Mon corps passe vagabond comme l’ombre d’un oiseau. Je serais éphémère comme l’ombre sur le pré, qui bientôt s’efface, bientôt s’obscurcit et meurt là à l’orée du bois, si je ne contraignais pas mon cerveau à donner forme dans ma tête ; je me force à énoncer, fût-ce en un seul vers de poésie non écrite, cet instant […] Mais si à présent je ferme les yeux, si je n’arrive pas à comprendre ce point de rencontre du passé et du présent, que je suis assis dans un compartiment de troisième classe plein de collégiens qui rentrent chez eux pour les vacances, l’histoire de l’humanité est privée d’un instant de vision. Son œil, qui voudrait voir à travers moi, se ferme – si je dors à présent, par négligence ou par lâcheté, si je m’ensevelis dans le passé, dans l’obscurité […].
Que ce soit dans sa façon de percevoir le monde, de le décrire, ou d’envisager le temps et l’espace, tout est fluctuant, mouvant chez Woolf. Notre identité elle-même n’est pas arrêtée. Ses contours sont flous, évoluent au contact des autres. À la manière des impressionnistes, Virginia Woolf compose par touches les portraits de ses personnages. Fini, le tableau ressemblerait à une mosaïque, un assemblage d’éléments disparates, qui se serait enrichie au fil de notre vie.
Il devient clair que je ne suis pas un et simple, mais complexe et multiple. […] Ils ne comprennent pas que je dois effectuer différentes transitions ; que je dois dissimuler les entrées et les sorties d’hommes différents qui tour à tour jouent leur rôle en tant que Bernard.

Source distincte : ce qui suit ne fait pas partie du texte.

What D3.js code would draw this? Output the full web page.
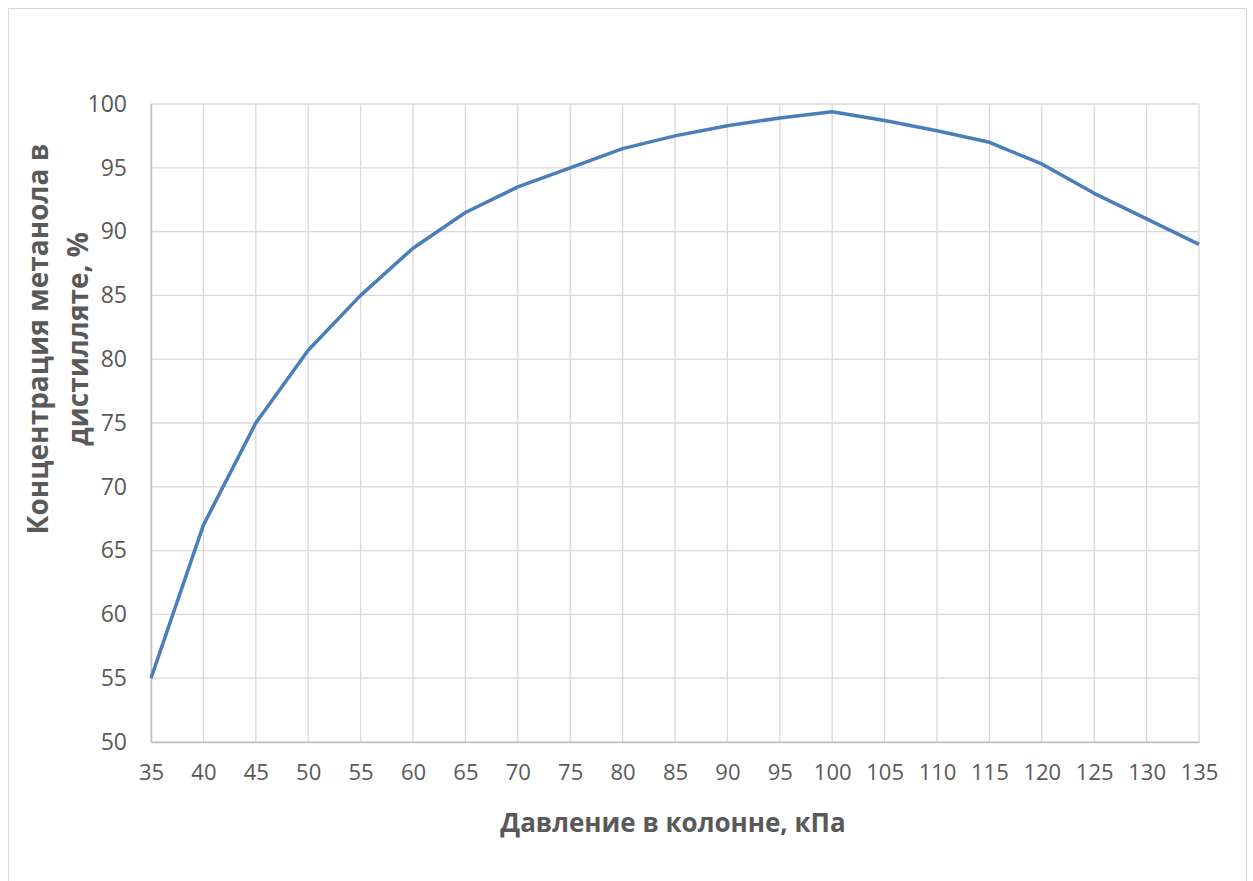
<!DOCTYPE html>
<html><head><meta charset="utf-8">
<script src="https://cdn.jsdelivr.net/npm/d3@7"></script>
<style>body{margin:0;background:#fff}svg{display:block}</style>
</head><body>
<script>
const pressure = [35,40,45,50,55,60,65,70,75,80,85,90,95,100,105,110,115,120,125,130,135];
const concentration = [55,67,75,80.7,85,88.7,91.5,93.5,95,96.5,97.5,98.3,98.9,99.4,98.7,97.9,97,95.3,93,91,89];
const yTicks = [50,55,60,65,70,75,80,85,90,95,100];
const xTitle = "Давление в колонне, кПа";
const yTitleLines = ["Концентрация метанола в", "дистилляте, %"];

const W = 1253, H = 881;
const svg = d3.select("body").append("svg").attr("width", W).attr("height", H);
svg.append("rect").attr("x", 8.5).attr("y", 8.5).attr("width", 1238).attr("height", 880)
  .attr("fill", "#fff").attr("stroke", "#d9d9d9");

const L = 151, R = 1199, T = 104, B = 742;
const x = d3.scaleLinear().domain([35,135]).range([L,R]);
const y = d3.scaleLinear().domain([50,100]).range([B,T]);
const font = "'Open Sans', 'Liberation Sans', sans-serif";

// grid
svg.append("g").selectAll("line").data(yTicks).join("line")
  .attr("x1", L).attr("x2", R).attr("y1", d => y(d)).attr("y2", d => y(d))
  .attr("stroke", "#d9d9d9").attr("stroke-width", 1.3);
svg.append("g").selectAll("line").data(pressure).join("line")
  .attr("x1", d => x(d)).attr("x2", d => x(d)).attr("y1", T).attr("y2", B)
  .attr("stroke", "#d9d9d9").attr("stroke-width", 1.3);

// axes
const xAxis = svg.append("g").attr("transform", `translate(0,${B})`)
  .call(d3.axisBottom(x).tickValues(pressure).tickSize(0).tickPadding(22));
xAxis.select(".domain").attr("stroke", "#bfbfbf").attr("stroke-width", 1.5);
xAxis.selectAll("text").attr("font-family", font).attr("font-size", 22).attr("fill", "#595959");

const yAxis = svg.append("g").attr("transform", `translate(${L},0)`)
  .call(d3.axisLeft(y).tickValues(yTicks).tickSize(0).tickPadding(24));
yAxis.select(".domain").attr("stroke", "#bfbfbf").attr("stroke-width", 1.5);
yAxis.selectAll("text").attr("font-family", font).attr("font-size", 23).attr("fill", "#595959");

// line
svg.append("path").datum(pressure.map((p,i)=>[p, concentration[i]]))
  .attr("fill", "none").attr("stroke", "#4a7ebb").attr("stroke-width", 3.5)
  .attr("stroke-linejoin", "round")
  .attr("d", d3.line().x(d => x(d[0])).y(d => y(d[1])));

// titles
svg.append("text").attr("x", 673).attr("y", 832).attr("text-anchor", "middle")
  .attr("font-family", font).attr("font-weight", "bold").attr("font-size", 26).attr("fill", "#595959")
  .text(xTitle);
const yt = svg.append("text").attr("transform", `translate(48,339) rotate(-90)`)
  .attr("text-anchor", "middle").attr("font-family", font).attr("font-weight", "bold")
  .attr("font-size", 28).attr("fill", "#595959");
yTitleLines.forEach((t,i) => yt.append("tspan").attr("x", 0).attr("dy", i === 0 ? 0 : 40).text(t));
</script>
</body></html>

Il y a en moi comme une fêlure – comme une hésitation fatale qui, si je la méconnais, devient folle écume et fausseté. […] Je ne sais pas qui je suis parfois, ni mesurer et nommer et totaliser les particules qui font de moi ce que je suis.

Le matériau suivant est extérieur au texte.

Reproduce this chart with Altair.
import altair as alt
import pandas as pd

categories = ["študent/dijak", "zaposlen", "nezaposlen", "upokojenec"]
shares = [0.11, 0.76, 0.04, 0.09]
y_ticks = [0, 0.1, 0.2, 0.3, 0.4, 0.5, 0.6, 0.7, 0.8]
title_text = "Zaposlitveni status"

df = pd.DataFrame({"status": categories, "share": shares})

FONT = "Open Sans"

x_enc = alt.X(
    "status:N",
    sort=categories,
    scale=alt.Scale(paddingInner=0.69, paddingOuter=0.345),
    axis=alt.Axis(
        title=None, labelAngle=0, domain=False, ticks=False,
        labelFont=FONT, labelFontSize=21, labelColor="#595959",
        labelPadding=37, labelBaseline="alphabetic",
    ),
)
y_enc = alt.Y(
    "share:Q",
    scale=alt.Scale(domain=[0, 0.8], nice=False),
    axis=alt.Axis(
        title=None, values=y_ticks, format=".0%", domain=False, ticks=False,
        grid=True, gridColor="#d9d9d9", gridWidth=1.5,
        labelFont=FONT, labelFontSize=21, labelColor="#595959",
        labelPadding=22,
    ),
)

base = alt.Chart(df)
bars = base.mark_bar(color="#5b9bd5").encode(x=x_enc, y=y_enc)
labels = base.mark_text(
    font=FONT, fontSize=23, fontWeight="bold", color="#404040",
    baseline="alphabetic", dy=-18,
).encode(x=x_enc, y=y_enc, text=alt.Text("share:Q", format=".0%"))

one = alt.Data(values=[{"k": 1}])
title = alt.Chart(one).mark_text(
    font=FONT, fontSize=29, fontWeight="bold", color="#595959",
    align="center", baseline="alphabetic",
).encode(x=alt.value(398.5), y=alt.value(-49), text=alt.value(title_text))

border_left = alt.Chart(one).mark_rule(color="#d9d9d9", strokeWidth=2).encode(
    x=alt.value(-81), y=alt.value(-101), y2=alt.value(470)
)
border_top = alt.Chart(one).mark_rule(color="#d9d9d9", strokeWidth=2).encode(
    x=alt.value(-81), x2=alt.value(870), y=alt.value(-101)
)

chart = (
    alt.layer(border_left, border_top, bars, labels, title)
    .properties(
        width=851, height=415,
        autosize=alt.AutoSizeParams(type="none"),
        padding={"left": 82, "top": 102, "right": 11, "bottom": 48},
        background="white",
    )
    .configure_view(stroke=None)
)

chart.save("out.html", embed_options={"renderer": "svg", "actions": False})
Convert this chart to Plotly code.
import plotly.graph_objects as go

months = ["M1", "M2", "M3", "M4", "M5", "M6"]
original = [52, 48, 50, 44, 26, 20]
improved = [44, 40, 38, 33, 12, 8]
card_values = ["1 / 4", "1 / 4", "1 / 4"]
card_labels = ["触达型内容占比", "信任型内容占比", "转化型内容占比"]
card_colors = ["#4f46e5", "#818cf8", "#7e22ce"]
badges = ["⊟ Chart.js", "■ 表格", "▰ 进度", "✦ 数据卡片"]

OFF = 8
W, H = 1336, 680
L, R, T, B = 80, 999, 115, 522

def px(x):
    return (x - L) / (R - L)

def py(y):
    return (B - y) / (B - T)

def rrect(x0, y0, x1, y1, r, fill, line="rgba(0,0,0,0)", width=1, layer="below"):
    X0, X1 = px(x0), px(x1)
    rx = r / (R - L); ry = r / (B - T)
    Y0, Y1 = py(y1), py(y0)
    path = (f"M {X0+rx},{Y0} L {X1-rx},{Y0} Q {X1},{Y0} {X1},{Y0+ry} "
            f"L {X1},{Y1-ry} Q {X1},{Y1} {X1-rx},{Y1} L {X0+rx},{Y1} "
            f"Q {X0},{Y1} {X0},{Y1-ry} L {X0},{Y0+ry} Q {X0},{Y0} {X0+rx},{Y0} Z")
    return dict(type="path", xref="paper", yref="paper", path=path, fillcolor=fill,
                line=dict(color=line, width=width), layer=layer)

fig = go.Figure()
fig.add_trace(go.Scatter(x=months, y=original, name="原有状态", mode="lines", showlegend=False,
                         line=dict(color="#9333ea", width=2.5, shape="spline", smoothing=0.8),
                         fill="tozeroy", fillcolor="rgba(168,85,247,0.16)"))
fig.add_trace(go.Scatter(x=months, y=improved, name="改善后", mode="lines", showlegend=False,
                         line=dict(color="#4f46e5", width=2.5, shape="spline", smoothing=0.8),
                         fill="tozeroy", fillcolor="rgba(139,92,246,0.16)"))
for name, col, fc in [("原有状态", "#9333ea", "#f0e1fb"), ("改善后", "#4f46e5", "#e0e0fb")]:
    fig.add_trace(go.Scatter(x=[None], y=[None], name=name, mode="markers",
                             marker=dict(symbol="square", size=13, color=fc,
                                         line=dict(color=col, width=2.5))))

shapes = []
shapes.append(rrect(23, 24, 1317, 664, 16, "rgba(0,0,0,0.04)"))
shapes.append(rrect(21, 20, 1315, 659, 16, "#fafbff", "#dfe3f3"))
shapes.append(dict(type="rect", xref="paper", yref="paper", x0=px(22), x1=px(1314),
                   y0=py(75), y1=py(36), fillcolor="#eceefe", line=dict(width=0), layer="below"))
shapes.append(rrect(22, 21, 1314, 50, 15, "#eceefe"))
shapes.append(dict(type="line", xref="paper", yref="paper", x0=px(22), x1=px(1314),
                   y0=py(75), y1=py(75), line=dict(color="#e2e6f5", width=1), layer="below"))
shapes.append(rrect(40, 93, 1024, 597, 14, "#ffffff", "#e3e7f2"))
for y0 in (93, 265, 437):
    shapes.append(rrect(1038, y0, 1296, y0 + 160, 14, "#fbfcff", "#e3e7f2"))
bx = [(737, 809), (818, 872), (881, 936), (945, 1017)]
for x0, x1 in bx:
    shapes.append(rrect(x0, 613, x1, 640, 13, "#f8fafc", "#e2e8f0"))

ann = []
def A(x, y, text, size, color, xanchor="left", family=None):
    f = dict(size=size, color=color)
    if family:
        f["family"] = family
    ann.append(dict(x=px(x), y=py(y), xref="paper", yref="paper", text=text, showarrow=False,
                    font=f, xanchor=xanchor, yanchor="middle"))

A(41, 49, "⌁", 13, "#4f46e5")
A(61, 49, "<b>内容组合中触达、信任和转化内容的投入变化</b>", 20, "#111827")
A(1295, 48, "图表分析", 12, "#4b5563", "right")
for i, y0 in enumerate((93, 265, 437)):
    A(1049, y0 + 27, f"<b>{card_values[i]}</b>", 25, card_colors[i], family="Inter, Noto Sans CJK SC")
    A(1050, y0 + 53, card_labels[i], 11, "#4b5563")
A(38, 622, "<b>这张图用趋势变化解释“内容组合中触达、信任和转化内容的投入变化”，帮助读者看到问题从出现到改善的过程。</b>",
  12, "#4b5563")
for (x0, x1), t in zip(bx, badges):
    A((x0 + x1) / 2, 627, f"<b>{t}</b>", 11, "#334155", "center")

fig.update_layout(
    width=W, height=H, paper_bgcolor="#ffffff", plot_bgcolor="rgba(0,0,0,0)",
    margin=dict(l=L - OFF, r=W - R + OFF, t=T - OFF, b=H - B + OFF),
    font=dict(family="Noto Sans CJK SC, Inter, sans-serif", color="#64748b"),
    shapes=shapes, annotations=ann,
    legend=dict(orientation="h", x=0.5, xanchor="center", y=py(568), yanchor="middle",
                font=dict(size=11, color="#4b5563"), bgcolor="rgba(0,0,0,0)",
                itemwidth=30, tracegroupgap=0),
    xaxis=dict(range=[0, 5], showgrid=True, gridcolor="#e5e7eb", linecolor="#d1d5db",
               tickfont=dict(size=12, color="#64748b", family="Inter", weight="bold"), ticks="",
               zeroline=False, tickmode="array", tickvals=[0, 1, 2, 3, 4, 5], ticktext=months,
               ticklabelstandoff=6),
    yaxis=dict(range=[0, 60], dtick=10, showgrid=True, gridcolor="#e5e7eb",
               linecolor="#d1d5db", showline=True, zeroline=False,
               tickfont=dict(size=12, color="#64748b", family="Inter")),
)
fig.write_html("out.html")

Il y a chez Woolf également cette idée de duplicité, de masque que l’on montre au monde, de coulisses où l’on garderait cachée certains aspects de notre personnalité. Comme si nous n’étions vraiment intègres que retirés de la société, non exposés. Cette notion d’intégrité suppose donc une altération au contact d’autrui de notre moi.
Nous ne sommes pas aussi simple que nos amis le voudraient pour répondre à leurs attentes. Pourtant l’amour est simple.
À présent, les voilà de retour, mes hôtes, mes intimes. À présent l’entaille, le trou que Neville a fait dans mes défenses de sa rapière étonnamment fine, est réparée. J’ai presque retrouvé mon intégrité ; et voyez comme je jubile, à mettre en jeu tout ce que Neville ignore de moi.
Voyage en eaux profondes
Le suicide de Virginia Woolf s’éclaire à la lecture des Vagues. Sa fascination quasi morbide pour l’eau irrigue toute son œuvre. On la retrouve même dans sa manière d’écrire : il y a quelque chose de délié, d’aquatique, une angoisse sourde mais diffuse.
Et pourtant, il est vrai que ma rêverie, ma tentative d’avancer comme quelqu’un qui serait emporté sous la surface d’une rivière, s’interrompt, déchirée, piquée et tiraillée de sensations, spontanées et déplacées, de curiosité, de convoitise, de désir, irresponsables comme le sommeil. Je veux aller en-dessous ; visiter les profondeurs ; exercer pour une fois mes prérogatives, non pas toujours agir, mais explorer ; entendre les sons vagues, ancestraux des branches qui craquent, des mammouths ; m’abandonner à l’impossible désir de tenir embrassé le monde entier dans les bras de l’intellect – chose impossible pour ceux qui agissent.
Mon évaluation : 5/5
Date de parution : 1931. Poche chez Folio, traduit de l’anglais (Royaume-Uni) par Michel Cusin, 448 pages.